Une étude de l’ADEME montre aussi que la voiture électrique semble hors de portée pour la plupart des ménages. Ainsi, « 85 % des gens interrogés pensent que les voitures électriques ne sont pas accessibles pour eux », détaille le rapport. Enfin, « 65 % des sondés craignent que la fin des véhicules thermiques creuse les inégalités sociales et territoriales », peut-on lire dans ce même rapport.

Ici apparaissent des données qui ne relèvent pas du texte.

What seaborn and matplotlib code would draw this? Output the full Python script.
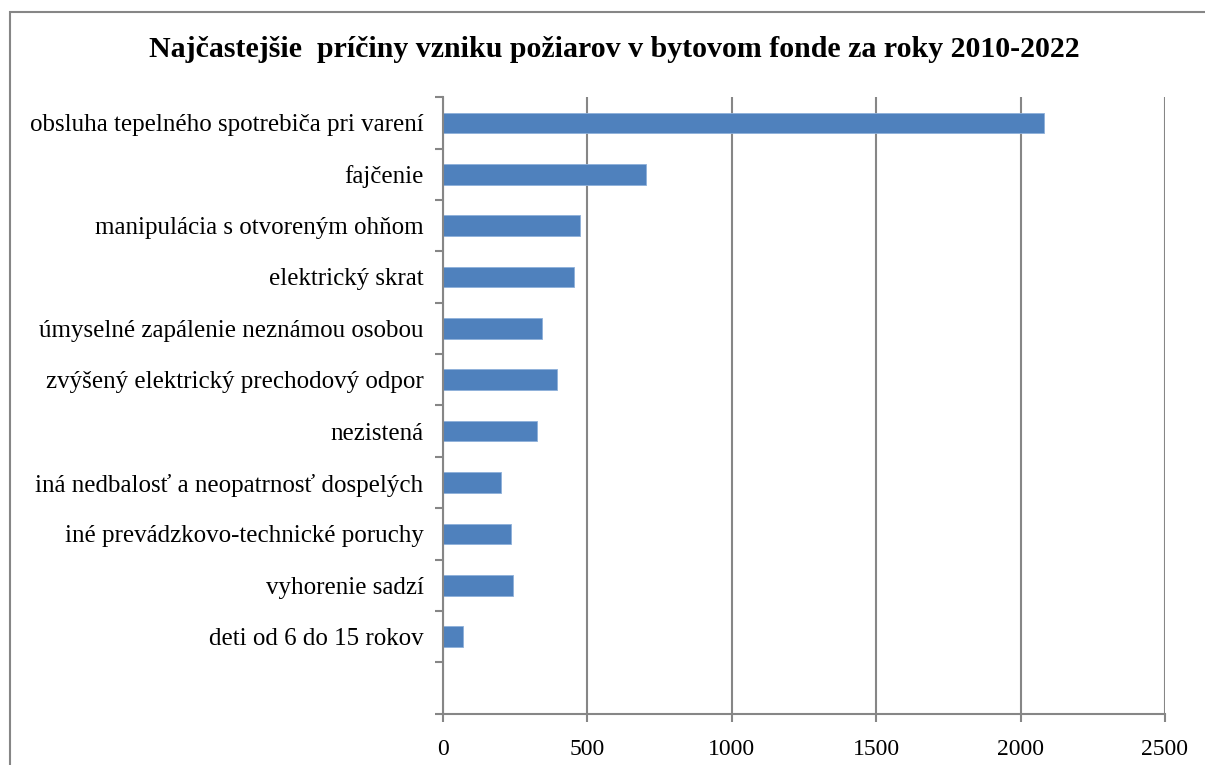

Selon Bertrand-Olivier Ducreux, il y a effectivement « des réticences ou des freins au passage à l’électrique ». Au-delà de la question du prix évoquée plus haut, l’expert évoque une probable « mauvaise connaissance de ce qu’est réellement la voiture électrique et de ce qu’elle permet de faire ». Donc certains ménages qui pourraient passer à l’électrique ne le font pas, notamment par incertitude.

Un secteur encore fragile

Autre élément à garder en tête : le marché de l’électrique européen est en grande difficulté aujourd’hui. Certaines marques demandent un délai supplémentaire pour s’aligner sur les normes environnementales. Celles-ci « seront encore plus contraignantes pour les constructeurs en 2025 », rappelle un reportage de France 2. Les véhicules sortis d’usine devront respecter la limite d’émission de 81g de CO2 par kilomètre contre 95g/km actuellement. Mais sans demande suffisante, impossible de faire évoluer le marché. Or, la voiture électrique représente « 13,8 % de parts de marché » alors qu’il faudrait atteindre 20 % pour respecter ces normes, continue France 2.

Le véhicule électrique n’est donc pas encore accepté par la majorité des consommateurs. Le changement de routine est un autre frein à l’achat (chargement, niveau de batterie, places de parking, trajets limités). « Ce n’est pas assez intuitif à mon avis. Ce n’est pas encore très cohérent d’utiliser une voiture électrique actuellement », souligne Hugo.

Les prochaines années seront donc décisives pour le secteur automobile européen. Celui-ci devra se plier aux normes environnementales tout en essayant d’attirer le public vers l’électrique le plus rapidement possible.

Note : Certains prénoms ont été modifiés.